What needs to be done: Copy out each line exactly; pictures stay out of the copy.

Available data:

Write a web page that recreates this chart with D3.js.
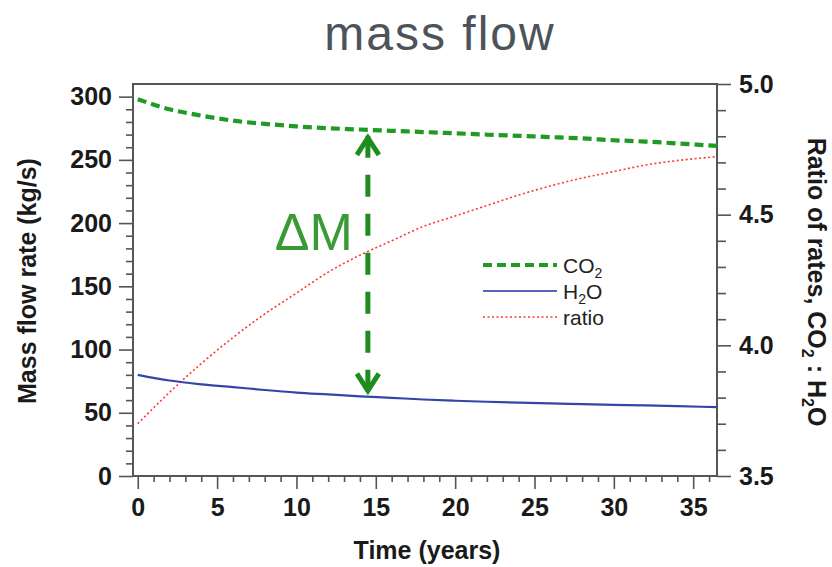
<!DOCTYPE html>
<html><head><meta charset="utf-8">
<script src="https://cdn.jsdelivr.net/npm/d3@7"></script>
<style>
body{margin:0;background:#fff}
svg{display:block}
text{font-family:"Liberation Sans",Arial,Helvetica,sans-serif}
</style>
</head><body>
<svg id="c" width="832" height="567"></svg>
<script>
// ---- data ----
const years = [0,2,4,6,8,10,12,14,16,18,20,22,24,26,28,30,32,34,36.5];
const co2   = [298,290,285,281,278.5,276.5,275,274,273,272,271,270,269,268,267,265.5,264.5,263,261];
const h2o   = [80,75.5,72.5,70.3,68,66,64.5,63,61.8,60.5,59.5,58.7,58,57.4,56.8,56.3,55.8,55.2,54.5];
const ratio = [3.70,3.82,3.93,4.03,4.12,4.20,4.28,4.345,4.40,4.455,4.495,4.535,4.575,4.61,4.64,4.665,4.69,4.707,4.722];
const xTicks = [0,5,10,15,20,25,30,35];
const yLeftTicks = [0,50,100,150,200,250,300];
const yRightTicks = [3.5,4.0,4.5,5.0];
const arrowYear = 14.5;
const titleText = "mass flow";

// ---- layout ----
const L = 133, R = 717, T = 84, B = 476;
const svg = d3.select("#c");

const x  = d3.scaleLinear().domain([-0.3, 36.5]).range([L, R]);
const yL = d3.scaleLinear().domain([0, 310]).range([B, T]);
const yR = d3.scaleLinear().domain([3.5, 5.0]).range([B, T]);

const axisColor = "#555";
function styleAxis(g){
  g.select(".domain").remove();
  g.selectAll(".tick line").attr("stroke", axisColor).attr("stroke-width", 1.6);
  g.selectAll(".tick text").attr("fill", "#1a1a1a")
    .style("font-size", "25px").style("font-weight", "bold");
}

// minor ticks
svg.append("g").attr("transform", `translate(0,${B})`)
  .call(d3.axisBottom(x).tickValues(d3.range(0,37).filter(d => d % 5)).tickSize(6).tickFormat(""))
  .call(styleAxis);
svg.append("g").attr("transform", `translate(${L},0)`)
  .call(d3.axisLeft(yL).tickValues(d3.range(0,301,10).filter(d => d % 50)).tickSize(7).tickFormat(""))
  .call(styleAxis);
svg.append("g").attr("transform", `translate(${R},0)`)
  .call(d3.axisRight(yR).tickValues(d3.range(3.6,5.0,0.1).filter(d => Math.abs(d*2 - Math.round(d*2)) > 0.01)).tickSize(9).tickFormat(""))
  .call(styleAxis);

// major ticks + labels
svg.append("g").attr("transform", `translate(0,${B})`)
  .call(d3.axisBottom(x).tickValues(xTicks).tickSize(13).tickPadding(9).tickFormat(d3.format("d")))
  .call(styleAxis);
svg.append("g").attr("transform", `translate(${L},0)`)
  .call(d3.axisLeft(yL).tickValues(yLeftTicks).tickSize(14).tickPadding(7).tickFormat(d3.format("d")))
  .call(styleAxis);
svg.append("g").attr("transform", `translate(${R},0)`)
  .call(d3.axisRight(yR).tickValues(yRightTicks).tickSize(14).tickPadding(8).tickFormat(d3.format(".1f")))
  .call(styleAxis);

// frame
svg.append("rect").attr("x", L).attr("y", T).attr("width", R - L).attr("height", B - T)
  .attr("fill", "none").attr("stroke", axisColor).attr("stroke-width", 2);

// lines
const lineL = d3.line().x((d,i) => x(years[i])).y(d => yL(d)).curve(d3.curveMonotoneX);
const lineR = d3.line().x((d,i) => x(years[i])).y(d => yR(d)).curve(d3.curveMonotoneX);

svg.append("path").datum(ratio).attr("d", lineR).attr("fill","none")
  .attr("stroke", "#ff3535").attr("stroke-width", 1.6).attr("stroke-dasharray", "2,2.5");
svg.append("path").datum(h2o).attr("d", lineL).attr("fill","none")
  .attr("stroke", "#3346a8").attr("stroke-width", 2.2);
svg.append("path").datum(co2).attr("d", lineL).attr("fill","none")
  .attr("stroke", "#1f9a22").attr("stroke-width", 4.2).attr("stroke-dasharray", "9,5");

// ΔM arrow
const interp = (arr, t) => {
  const i = d3.bisectRight(years, t) - 1;
  const f = (t - years[i]) / (years[i+1] - years[i]);
  return arr[i] + f * (arr[i+1] - arr[i]);
};
const ax = x(arrowYear);
const yTop = yL(interp(co2, arrowYear)) + 6;
const yBot = yL(interp(h2o, arrowYear)) - 4;
const arrowColor = "#1e8c1e";
svg.append("line").attr("x1", ax).attr("x2", ax).attr("y1", yTop).attr("y2", yBot)
  .attr("stroke", arrowColor).attr("stroke-width", 5).attr("stroke-dasharray", "22,17");
svg.append("path").attr("d", `M${ax-11},${yTop+19}L${ax},${yTop+2}L${ax+11},${yTop+19}`)
  .attr("fill","none").attr("stroke", arrowColor).attr("stroke-width", 5);
svg.append("path").attr("d", `M${ax-11},${yBot-19}L${ax},${yBot-2}L${ax+11},${yBot-19}`)
  .attr("fill","none").attr("stroke", arrowColor).attr("stroke-width", 5);
svg.append("text").attr("x", ax - 15).attr("y", 250).attr("text-anchor", "end")
  .attr("fill", "#3a9a35").style("font-size", "52px").text("ΔM");

// legend
const legend = svg.append("g");
const legItems = [
  {name:["CO","2",""], stroke:"#1f9a22", w:4.2, dash:"9,5", y:265},
  {name:["H","2","O"], stroke:"#5568bd", w:2.2, dash:null, y:291},
  {name:["ratio","",""], stroke:"#ff3535", w:1.6, dash:"2,2.5", y:317}
];
legItems.forEach(it => {
  legend.append("line").attr("x1", 483).attr("x2", 557).attr("y1", it.y).attr("y2", it.y)
    .attr("stroke", it.stroke).attr("stroke-width", it.w).attr("stroke-dasharray", it.dash);
  const t = legend.append("text").attr("x", 563).attr("y", it.y + 7.5)
    .attr("fill", "#222").style("font-size", "21px");
  t.append("tspan").text(it.name[0]);
  if (it.name[1]) t.append("tspan").attr("dy", 5).style("font-size", "14px").text(it.name[1]);
  if (it.name[2]) t.append("tspan").attr("dy", -5).text(it.name[2]);
});

// titles
svg.append("text").attr("x", 440).attr("y", 50).attr("text-anchor", "middle")
  .attr("fill", "#4d535b").style("font-size", "48px").style("letter-spacing", "2px").text(titleText);
svg.append("text").attr("x", 427).attr("y", 559).attr("text-anchor", "middle")
  .attr("fill", "#1a1a1a").style("font-size", "25px").style("font-weight", "bold").text("Time (years)");
svg.append("text").attr("transform", "translate(36,281) rotate(-90)").attr("text-anchor", "middle")
  .attr("fill", "#1a1a1a").style("font-size", "25px").style("font-weight", "bold").text("Mass flow rate (kg/s)");
const rt = svg.append("text").attr("transform", "translate(808,282) rotate(90)").attr("text-anchor", "middle")
  .attr("fill", "#1a1a1a").style("font-size", "25px").style("font-weight", "bold");
rt.append("tspan").text("Ratio of rates, CO");
rt.append("tspan").attr("dy", 6).style("font-size", "16px").text("2");
rt.append("tspan").attr("dy", -6).text(" : H");
rt.append("tspan").attr("dy", 6).style("font-size", "16px").text("2");
rt.append("tspan").attr("dy", -6).text("O");
</script>
</body></html>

Answer below:
Write a web page that recreates this chart with D3.js.
<!DOCTYPE html>
<html><head><meta charset="utf-8">
<script src="https://cdn.jsdelivr.net/npm/d3@7"></script>
<style>
body{margin:0;background:#fff}
svg{display:block}
text{font-family:"Liberation Sans",Arial,Helvetica,sans-serif}
</style>
</head><body>
<svg id="c" width="832" height="567"></svg>
<script>
// ---- data ----
const years = [0,2,4,6,8,10,12,14,16,18,20,22,24,26,28,30,32,34,36.5];
const co2   = [298,290,285,281,278.5,276.5,275,274,273,272,271,270,269,268,267,265.5,264.5,263,261];
const h2o   = [80,75.5,72.5,70.3,68,66,64.5,63,61.8,60.5,59.5,58.7,58,57.4,56.8,56.3,55.8,55.2,54.5];
const ratio = [3.70,3.82,3.93,4.03,4.12,4.20,4.28,4.345,4.40,4.455,4.495,4.535,4.575,4.61,4.64,4.665,4.69,4.707,4.722];
const xTicks = [0,5,10,15,20,25,30,35];
const yLeftTicks = [0,50,100,150,200,250,300];
const yRightTicks = [3.5,4.0,4.5,5.0];
const arrowYear = 14.5;
const titleText = "mass flow";

// ---- layout ----
const L = 133, R = 717, T = 84, B = 476;
const svg = d3.select("#c");

const x  = d3.scaleLinear().domain([-0.3, 36.5]).range([L, R]);
const yL = d3.scaleLinear().domain([0, 310]).range([B, T]);
const yR = d3.scaleLinear().domain([3.5, 5.0]).range([B, T]);

const axisColor = "#555";
function styleAxis(g){
  g.select(".domain").remove();
  g.selectAll(".tick line").attr("stroke", axisColor).attr("stroke-width", 1.6);
  g.selectAll(".tick text").attr("fill", "#1a1a1a")
    .style("font-size", "25px").style("font-weight", "bold");
}

// minor ticks
svg.append("g").attr("transform", `translate(0,${B})`)
  .call(d3.axisBottom(x).tickValues(d3.range(0,37).filter(d => d % 5)).tickSize(6).tickFormat(""))
  .call(styleAxis);
svg.append("g").attr("transform", `translate(${L},0)`)
  .call(d3.axisLeft(yL).tickValues(d3.range(0,301,10).filter(d => d % 50)).tickSize(7).tickFormat(""))
  .call(styleAxis);
svg.append("g").attr("transform", `translate(${R},0)`)
  .call(d3.axisRight(yR).tickValues(d3.range(3.6,5.0,0.1).filter(d => Math.abs(d*2 - Math.round(d*2)) > 0.01)).tickSize(9).tickFormat(""))
  .call(styleAxis);

// major ticks + labels
svg.append("g").attr("transform", `translate(0,${B})`)
  .call(d3.axisBottom(x).tickValues(xTicks).tickSize(13).tickPadding(9).tickFormat(d3.format("d")))
  .call(styleAxis);
svg.append("g").attr("transform", `translate(${L},0)`)
  .call(d3.axisLeft(yL).tickValues(yLeftTicks).tickSize(14).tickPadding(7).tickFormat(d3.format("d")))
  .call(styleAxis);
svg.append("g").attr("transform", `translate(${R},0)`)
  .call(d3.axisRight(yR).tickValues(yRightTicks).tickSize(14).tickPadding(8).tickFormat(d3.format(".1f")))
  .call(styleAxis);

// frame
svg.append("rect").attr("x", L).attr("y", T).attr("width", R - L).attr("height", B - T)
  .attr("fill", "none").attr("stroke", axisColor).attr("stroke-width", 2);

// lines
const lineL = d3.line().x((d,i) => x(years[i])).y(d => yL(d)).curve(d3.curveMonotoneX);
const lineR = d3.line().x((d,i) => x(years[i])).y(d => yR(d)).curve(d3.curveMonotoneX);

svg.append("path").datum(ratio).attr("d", lineR).attr("fill","none")
  .attr("stroke", "#ff3535").attr("stroke-width", 1.6).attr("stroke-dasharray", "2,2.5");
svg.append("path").datum(h2o).attr("d", lineL).attr("fill","none")
  .attr("stroke", "#3346a8").attr("stroke-width", 2.2);
svg.append("path").datum(co2).attr("d", lineL).attr("fill","none")
  .attr("stroke", "#1f9a22").attr("stroke-width", 4.2).attr("stroke-dasharray", "9,5");

// ΔM arrow
const interp = (arr, t) => {
  const i = d3.bisectRight(years, t) - 1;
  const f = (t - years[i]) / (years[i+1] - years[i]);
  return arr[i] + f * (arr[i+1] - arr[i]);
};
const ax = x(arrowYear);
const yTop = yL(interp(co2, arrowYear)) + 6;
const yBot = yL(interp(h2o, arrowYear)) - 4;
const arrowColor = "#1e8c1e";
svg.append("line").attr("x1", ax).attr("x2", ax).attr("y1", yTop).attr("y2", yBot)
  .attr("stroke", arrowColor).attr("stroke-width", 5).attr("stroke-dasharray", "22,17");
svg.append("path").attr("d", `M${ax-11},${yTop+19}L${ax},${yTop+2}L${ax+11},${yTop+19}`)
  .attr("fill","none").attr("stroke", arrowColor).attr("stroke-width", 5);
svg.append("path").attr("d", `M${ax-11},${yBot-19}L${ax},${yBot-2}L${ax+11},${yBot-19}`)
  .attr("fill","none").attr("stroke", arrowColor).attr("stroke-width", 5);
svg.append("text").attr("x", ax - 15).attr("y", 250).attr("text-anchor", "end")
  .attr("fill", "#3a9a35").style("font-size", "52px").text("ΔM");

// legend
const legend = svg.append("g");
const legItems = [
  {name:["CO","2",""], stroke:"#1f9a22", w:4.2, dash:"9,5", y:265},
  {name:["H","2","O"], stroke:"#5568bd", w:2.2, dash:null, y:291},
  {name:["ratio","",""], stroke:"#ff3535", w:1.6, dash:"2,2.5", y:317}
];
legItems.forEach(it => {
  legend.append("line").attr("x1", 483).attr("x2", 557).attr("y1", it.y).attr("y2", it.y)
    .attr("stroke", it.stroke).attr("stroke-width", it.w).attr("stroke-dasharray", it.dash);
  const t = legend.append("text").attr("x", 563).attr("y", it.y + 7.5)
    .attr("fill", "#222").style("font-size", "21px");
  t.append("tspan").text(it.name[0]);
  if (it.name[1]) t.append("tspan").attr("dy", 5).style("font-size", "14px").text(it.name[1]);
  if (it.name[2]) t.append("tspan").attr("dy", -5).text(it.name[2]);
});

// titles
svg.append("text").attr("x", 440).attr("y", 50).attr("text-anchor", "middle")
  .attr("fill", "#4d535b").style("font-size", "48px").style("letter-spacing", "2px").text(titleText);
svg.append("text").attr("x", 427).attr("y", 559).attr("text-anchor", "middle")
  .attr("fill", "#1a1a1a").style("font-size", "25px").style("font-weight", "bold").text("Time (years)");
svg.append("text").attr("transform", "translate(36,281) rotate(-90)").attr("text-anchor", "middle")
  .attr("fill", "#1a1a1a").style("font-size", "25px").style("font-weight", "bold").text("Mass flow rate (kg/s)");
const rt = svg.append("text").attr("transform", "translate(808,282) rotate(90)").attr("text-anchor", "middle")
  .attr("fill", "#1a1a1a").style("font-size", "25px").style("font-weight", "bold");
rt.append("tspan").text("Ratio of rates, CO");
rt.append("tspan").attr("dy", 6).style("font-size", "16px").text("2");
rt.append("tspan").attr("dy", -6).text(" : H");
rt.append("tspan").attr("dy", 6).style("font-size", "16px").text("2");
rt.append("tspan").attr("dy", -6).text("O");
</script>
</body></html>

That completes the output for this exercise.